Children were with their mothers in the crowd of weeping women. Though suffering on His way to Calvary, Jesus recognized the sorrow and yet also the gratitude that the weeping women showed for Him Who had worked so many miracles for children.
The mothers likely remembered the time Jesus cured the possessed young man who ran around like “a lunatic,” falling often into a fire or water.
Among the weeping mothers on the Way of the Cross may have been the mother of the daughter of Jairus. When her daughter died of a sickness, this mother was deeply grateful that Jesus brought her back to life, which was seen by the group of mourners, who were friends of the mother!
There may also have been the distressed weeping mother who had followed the body of her young son in a casket as the mourners walked to the graveyard. Jesus came, stopped the crowd, and touched the casket, saying (Luke 7:14-15): “Young man, I say to thee, arise! And he that was dead, sat up and began to speak; and Jesus gave him to his mother.”
Probably present as well were Mary and Martha who walked with Jesus out to the tomb where their brother Lazarus had been buried. Once the rock was pushed back from the tomb entrance, Jesus commanded in a loud voice of authority, “Lazarus, Come Forth!” Suddenly, a living Lazarus, so wrapped in burial cloths that he had to struggle out of the dark depths of the tomb, suddenly dropped to his knees in front of Jesus. “My Lord and My God” were likely his first words in front of his astonished sisters, family, and friends.
The mother whose son, crippled from birth, lay day after day at the pool of Bethsaida, may also have been present. The boy was never able to reach the miraculous water for a cure. Suddenly Jesus came by and in an instant cured the boy as he lay alone on his cot. How grateful his parents were to be able to announce, “He was crippled and now he walks!”
Within the crowds may have been the mother of the young man born blind who was given sight by Jesus. Jesus said (John 9:5), “I am the light of the world.” Then “He spat on the ground, and made clay of the spittle and spread clay upon [the young man’s] eyes.” As Jesus commanded, the boy went and washed in the pool of Siloe, and “he came back seeing.”

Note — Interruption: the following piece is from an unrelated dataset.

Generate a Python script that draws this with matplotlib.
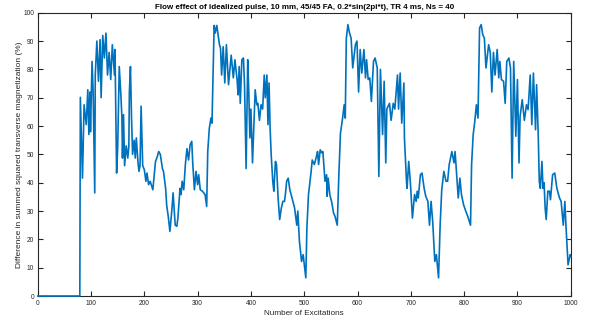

Many of us mothers can tell stories of how Jesus has helped our children in different ways. All of us have our own ‘miraculous’ stories to tell of the great blessings that have happened in our family.
All of us, as parents, certainly want to join the mothers who surrounded Jesus as He carried His cross. All of us want to join those mothers in thanksgiving as they wept in sorrow and in gratitude for the miracles that He brought to them and to their children.
Each day as we start our homeschooling, we can gaze up to Mary and Jesus in the 8th Station of the Cross and join thousands of other mothers, thanking Jesus for the miracles He has brought into our lives. We can ask Him for the strength to bear the burdens of the day, and yet to make those burdens lighter for our children in their studies.
Let us mothers and fathers ask Jesus for the grace of patience, strength of will, and the ability to teach our children using the best methods possible. Let us ask Jesus for the gift of not only teaching our children the Faith but also for the gift of our children continuing to practice the Catholic Faith in our secular society.
Jesus, as we pray before you at the 8th Station, help us to take the time out of our busy day and say, “Thank You, Jesus, for sacrificing for me, for my spouse, and for the souls of my children.”
Help us parents to teach our children that without religious education and without the Catholic Faith as the basis of all learning, all other education is of little worth for eternal life. Amen.